Here’s what that cubby looks like if you have the window seat.
As always, A&K are preferred for single travelers, but if you land a seat in the middle you have a rather effective privacy divider. This one extends further than the divider in the 2006 seat.
A special note about the A350- avoid seats 18D/F because they’re really close to the loo. And I don’t just mean in front of them, I mean they’re almost side by side.
2017 J seat (two A380-800s)
I’ll be flying SQ’s new business class seat back from Sydney later this week so I imagine I’ll have some new insights then, but for now let’s look at what we can tell from the seatmap and other people’s reports.
The new A380 puts Suites and business class on the upper deck, with 78 business class seats in total. The interesting thing is that the 2017 J configuration (78 seats) is denser than the 2006 J one (66 seats), meaning they’ve put more seats in the same space.
I don’t think that necessarily means more cramped seats, because (2017 Suite design aside), SQ has always been very good with using space.
The big selling point of the 2017 J seat is the ability for all D&F seats to form a double bed. That’s only really the case for 11/91/96 D&F, as this AusBT review shows.
Otherwise, you’re realistically looking at something like this:
I would avoid Row 24 because these seats are just next to the toilet. Not only that, but this is toilet central for the upper deck- both the forward cabin and rear cabin will be converging on this area to use the loo.
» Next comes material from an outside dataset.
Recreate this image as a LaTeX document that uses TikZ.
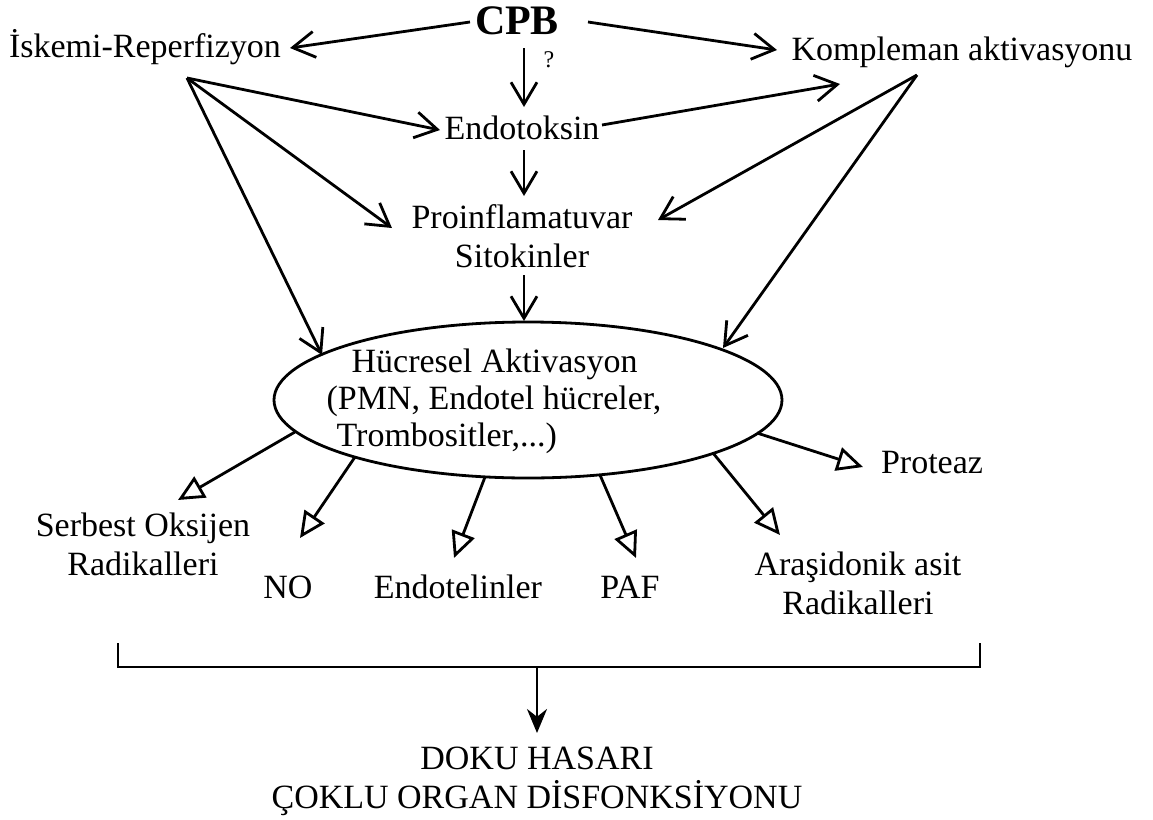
\documentclass[tikz,border=0pt]{standalone}
\usepackage{fontspec}
\setmainfont{Liberation Serif}
\usetikzlibrary{arrows.meta,shapes.geometric}
\begin{document}
\begin{tikzpicture}[x=0.5pt,y=-0.5pt,
  lbl/.style={inner sep=0pt, font=\fontsize{17}{19.5}\selectfont, align=center},
  conn/.style={line width=1.4pt, -{Straight Barb[length=11pt,width=13pt,line width=1.4pt]}},
  outarr/.style={line width=1.4pt, -{Triangle[open,length=13pt,width=12pt,line width=1.4pt]}},
  finarr/.style={line width=1.4pt, -{Stealth[length=12pt,width=10pt]}},
  brk/.style={line width=1.4pt}
]
\useasboundingbox[fill=white] (0,0) rectangle (1153,820);

% nodes
\node[inner sep=0pt, font=\fontsize{21}{23}\selectfont\bfseries] (cpb) at (517,21) {CPB};
\node[lbl] (isk) at (145,47) {İskemi-Reperfizyon};
\node[lbl] (komp) at (962,52) {Kompleman aktivasyonu};
\node[inner sep=0pt, font=\fontsize{12}{14}\selectfont] (q) at (549,60) {?};
\node[lbl] (endo) at (522,128) {Endotoksin};
\node[lbl] (pro) at (522,236) {Proinflamatuvar\\Sitokinler};
\node[ellipse, draw, line width=1.4pt, inner sep=0pt, minimum width=254pt, minimum height=78pt] (ell) at (528,400) {};
\node[lbl, align=left, font=\fontsize{17}{18.5}\selectfont] (ellt) at (494,401) {\hspace{12.5pt}Hücresel Aktivasyon\\(PMN, Endotel hücreler,\\\hspace{5pt}Trombositler,...)};
\node[lbl] (serb) at (143,544) {Serbest Oksijen\\Radikalleri};
\node[lbl] (no) at (288,587) {NO};
\node[lbl] (endl) at (458,587) {Endotelinler};
\node[lbl] (paf) at (630,587) {PAF};
\node[lbl] (ara) at (858,583) {Araşidonik asit\\Radikalleri};
\node[lbl] (prot) at (932,463) {Proteaz};
\node[lbl] (doku) at (537,781) {DOKU HASARI\\ÇOKLU ORGAN DİSFONKSİYONU};

% coordinates
\coordinate (cpbL) at (470,22);
\coordinate (cpbR) at (588,22);
\coordinate (cpbB) at (524,48);
\coordinate (iskT) at (290,48);
\coordinate (kompT) at (777,50);
\coordinate (endoT) at (524,107);
\coordinate (endoR) at (602,125);
\coordinate (kompT2) at (840,84);
\coordinate (iskS) at (187,78);
\coordinate (kompS) at (917,75);
\coordinate (endoL) at (440,130);
\coordinate (proL) at (392,228);
\coordinate (proR) at (658,220);
\coordinate (ellL) at (322,355);
\coordinate (ellR) at (723,348);
\coordinate (endoB) at (524,150);
\coordinate (proT) at (524,196);
\coordinate (proB) at (524,275);
\coordinate (ellT) at (524,321);
% ellipse outputs
\coordinate (o1) at (295,432);
\coordinate (o2) at (355,457);
\coordinate (o3) at (485,477);
\coordinate (o4) at (600,475);
\coordinate (o5) at (713,453);
\coordinate (o6) at (757,433);
\coordinate (serbT) at (178,500);
\coordinate (noT) at (300,538);
\coordinate (endlT) at (454,558);
\coordinate (pafT) at (636,558);
\coordinate (araT) at (780,535);
\coordinate (protT) at (863,467);
% bracket
\coordinate (bl) at (118,643);
\coordinate (blb) at (118,667);
\coordinate (br) at (980,643);
\coordinate (brb) at (980,667);
\coordinate (bm) at (537,667);
\coordinate (dokuT) at (537,733);

% connectors
\draw[conn] (cpbL) -- (iskT);
\draw[conn] (cpbR) -- (kompT);
\draw[conn] (cpbB) -- (endoT);
\draw[conn] (endoR) -- (kompT2);
\draw[conn] (iskS) -- (endoL);
\draw[conn] (iskS) -- (proL);
\draw[conn] (iskS) -- (ellL);
\draw[conn] (kompS) -- (proR);
\draw[conn] (kompS) -- (ellR);
\draw[conn] (endoB) -- (proT);
\draw[conn] (proB) -- (ellT);

\draw[outarr] (o1) -- (serbT);
\draw[outarr] (o2) -- (noT);
\draw[outarr] (o3) -- (endlT);
\draw[outarr] (o4) -- (pafT);
\draw[outarr] (o5) -- (araT);
\draw[outarr] (o6) -- (protT);

\draw[brk] (bl) -- (blb) -- (brb) -- (br);
\draw[finarr] (bm) -- (dokuT);
\end{tikzpicture}
\end{document}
Let’s be clear- no one will walk away from a business class flight on Singapore Airlines saying “my entire experience was ruined because I picked the wrong seat”. It’s certainly good to know the lay of the land and how certain seats may have an advantage over others, but I wouldn’t fret too much if I didn’t get my “ideal” seat. It’s going to be a great experience either way! Book the cook, load up on champagne and even the loudest of crying babies will seem like a dim haze.